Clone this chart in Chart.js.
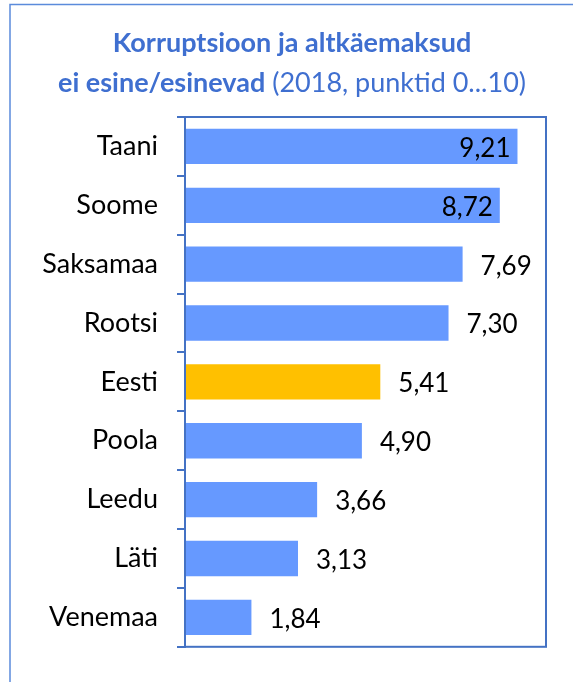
<!DOCTYPE html>
<html>
<head>
<meta charset="utf-8">
<script src="https://cdn.jsdelivr.net/npm/chart.js@4"></script>
<style>
html,body{margin:0;padding:0;background:#fff;}
#wrap{position:relative;width:573px;height:682px;}
</style>
</head>
<body>
<div id="wrap"><canvas id="c" width="573" height="682"></canvas></div>
<script>
const categories = ["Taani", "Soome", "Saksamaa", "Rootsi", "Eesti", "Poola", "Leedu", "Läti", "Venemaa"];
const values = [9.21, 8.72, 7.69, 7.30, 5.41, 4.90, 3.66, 3.13, 1.84];
const highlight = "Eesti";
const titleLine1 = "Korruptsioon ja altkäemaksud";
const titleLine2Bold = "ei esine/esinevad";
const titleLine2Normal = " (2018, punktid 0...10)";

const BLUE = "#4472C4";
const TITLE = "#3F6FD0";
const BAR = "#6699FF";
const GOLD = "#FFC000";
const FONT = "Lato";

const framePlugin = {
  id: "frame",
  beforeDraw(chart) {
    const ctx = chart.ctx;
    ctx.save();
    ctx.fillStyle = "#fff";
    ctx.fillRect(0, 0, chart.width, chart.height);
    ctx.strokeStyle = "#5B8BDB";
    ctx.lineWidth = 1.5;
    ctx.beginPath();
    ctx.moveTo(chart.width, 4.5);
    ctx.lineTo(10, 4.5);
    ctx.lineTo(10, chart.height);
    ctx.stroke();
    // title
    ctx.fillStyle = TITLE;
    ctx.textBaseline = "middle";
    ctx.textAlign = "center";
    const cx = 292;
    ctx.font = "bold 27px " + FONT;
    ctx.fillText(titleLine1, cx, 43);
    const wb = ctx.measureText(titleLine2Bold).width;
    ctx.font = "27px " + FONT;
    const wn = ctx.measureText(titleLine2Normal).width;
    const x0 = cx - (wb + wn) / 2;
    ctx.textAlign = "left";
    ctx.font = "bold 27px " + FONT;
    ctx.fillText(titleLine2Bold, x0, 83);
    ctx.font = "27px " + FONT;
    ctx.fillText(titleLine2Normal, x0 + wb, 83);
    ctx.restore();
  },
  afterDraw(chart) {
    const ctx = chart.ctx;
    const a = chart.chartArea;
    ctx.save();
    ctx.strokeStyle = BLUE;
    ctx.lineWidth = 2;
    ctx.strokeRect(a.left, a.top, a.right - a.left, a.bottom - a.top);
    // data labels
    const meta = chart.getDatasetMeta(0);
    ctx.font = "26px " + FONT;
    ctx.fillStyle = "#000";
    ctx.textBaseline = "middle";
    meta.data.forEach((bar, i) => {
      const txt = values[i].toFixed(2).replace(".", ",");
      const w = ctx.measureText(txt).width;
      let x = bar.x + 18;
      if (x + w > a.right - 4) {
        ctx.textAlign = "right";
        ctx.fillText(txt, bar.x - 7, bar.y + 2);
      } else {
        ctx.textAlign = "left";
        ctx.fillText(txt, x, bar.y + 2);
      }
    });
    ctx.restore();
  }
};

new Chart(document.getElementById("c"), {
  type: "bar",
  data: {
    labels: categories,
    datasets: [{
      data: values,
      backgroundColor: categories.map(c => c === highlight ? GOLD : BAR),
      borderWidth: 0,
      barPercentage: 0.6,
      categoryPercentage: 1.0
    }]
  },
  options: {
    indexAxis: "y",
    responsive: false,
    animation: false,
    devicePixelRatio: 1,
    layout: { padding: { top: 117, right: 27, bottom: 27, left: 0 } },
    plugins: { legend: { display: false }, title: { display: false }, tooltip: { enabled: false } },
    scales: {
      x: { display: false, min: 0, max: 10 },
      y: {
        afterFit(scale) { scale.width = 185; },
        border: { display: true, color: BLUE, width: 2 },
        grid: { offset: true, drawOnChartArea: false, drawTicks: true, tickLength: 8, color: BLUE, lineWidth: 2 },
        ticks: { color: "#000", padding: 19, font: { family: FONT, size: 27 } }
      }
    }
  },
  plugins: [framePlugin]
});
</script>
</body>
</html>
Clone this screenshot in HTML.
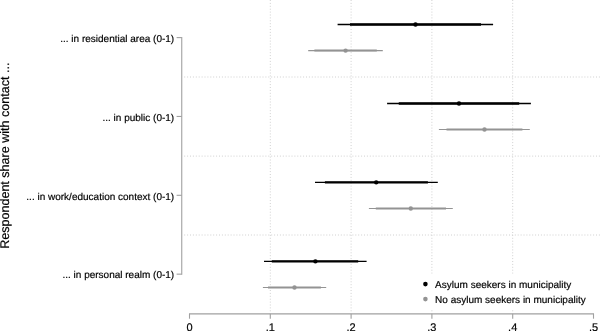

○ ○ ○ ○ ○ ○ ○

Exercise brief: The records above need to be given again exactly. Omit the pictures.

Correct answer:
Clone this chart in Chart.js.
<!DOCTYPE html>
<html>
<head>
<meta charset="utf-8">
<script src="https://cdn.jsdelivr.net/npm/chart.js@4"></script>
<style>
html,body{margin:0;padding:0;background:#fff;}
#wrap{position:relative;width:573px;height:682px;}
</style>
</head>
<body>
<div id="wrap"><canvas id="c" width="573" height="682"></canvas></div>
<script>
const categories = ["Taani", "Soome", "Saksamaa", "Rootsi", "Eesti", "Poola", "Leedu", "Läti", "Venemaa"];
const values = [9.21, 8.72, 7.69, 7.30, 5.41, 4.90, 3.66, 3.13, 1.84];
const highlight = "Eesti";
const titleLine1 = "Korruptsioon ja altkäemaksud";
const titleLine2Bold = "ei esine/esinevad";
const titleLine2Normal = " (2018, punktid 0...10)";

const BLUE = "#4472C4";
const TITLE = "#3F6FD0";
const BAR = "#6699FF";
const GOLD = "#FFC000";
const FONT = "Lato";

const framePlugin = {
  id: "frame",
  beforeDraw(chart) {
    const ctx = chart.ctx;
    ctx.save();
    ctx.fillStyle = "#fff";
    ctx.fillRect(0, 0, chart.width, chart.height);
    ctx.strokeStyle = "#5B8BDB";
    ctx.lineWidth = 1.5;
    ctx.beginPath();
    ctx.moveTo(chart.width, 4.5);
    ctx.lineTo(10, 4.5);
    ctx.lineTo(10, chart.height);
    ctx.stroke();
    // title
    ctx.fillStyle = TITLE;
    ctx.textBaseline = "middle";
    ctx.textAlign = "center";
    const cx = 292;
    ctx.font = "bold 27px " + FONT;
    ctx.fillText(titleLine1, cx, 43);
    const wb = ctx.measureText(titleLine2Bold).width;
    ctx.font = "27px " + FONT;
    const wn = ctx.measureText(titleLine2Normal).width;
    const x0 = cx - (wb + wn) / 2;
    ctx.textAlign = "left";
    ctx.font = "bold 27px " + FONT;
    ctx.fillText(titleLine2Bold, x0, 83);
    ctx.font = "27px " + FONT;
    ctx.fillText(titleLine2Normal, x0 + wb, 83);
    ctx.restore();
  },
  afterDraw(chart) {
    const ctx = chart.ctx;
    const a = chart.chartArea;
    ctx.save();
    ctx.strokeStyle = BLUE;
    ctx.lineWidth = 2;
    ctx.strokeRect(a.left, a.top, a.right - a.left, a.bottom - a.top);
    // data labels
    const meta = chart.getDatasetMeta(0);
    ctx.font = "26px " + FONT;
    ctx.fillStyle = "#000";
    ctx.textBaseline = "middle";
    meta.data.forEach((bar, i) => {
      const txt = values[i].toFixed(2).replace(".", ",");
      const w = ctx.measureText(txt).width;
      let x = bar.x + 18;
      if (x + w > a.right - 4) {
        ctx.textAlign = "right";
        ctx.fillText(txt, bar.x - 7, bar.y + 2);
      } else {
        ctx.textAlign = "left";
        ctx.fillText(txt, x, bar.y + 2);
      }
    });
    ctx.restore();
  }
};

new Chart(document.getElementById("c"), {
  type: "bar",
  data: {
    labels: categories,
    datasets: [{
      data: values,
      backgroundColor: categories.map(c => c === highlight ? GOLD : BAR),
      borderWidth: 0,
      barPercentage: 0.6,
      categoryPercentage: 1.0
    }]
  },
  options: {
    indexAxis: "y",
    responsive: false,
    animation: false,
    devicePixelRatio: 1,
    layout: { padding: { top: 117, right: 27, bottom: 27, left: 0 } },
    plugins: { legend: { display: false }, title: { display: false }, tooltip: { enabled: false } },
    scales: {
      x: { display: false, min: 0, max: 10 },
      y: {
        afterFit(scale) { scale.width = 185; },
        border: { display: true, color: BLUE, width: 2 },
        grid: { offset: true, drawOnChartArea: false, drawTicks: true, tickLength: 8, color: BLUE, lineWidth: 2 },
        ticks: { color: "#000", padding: 19, font: { family: FONT, size: 27 } }
      }
    }
  },
  plugins: [framePlugin]
});
</script>
</body>
</html>
Clone this screenshot in HTML.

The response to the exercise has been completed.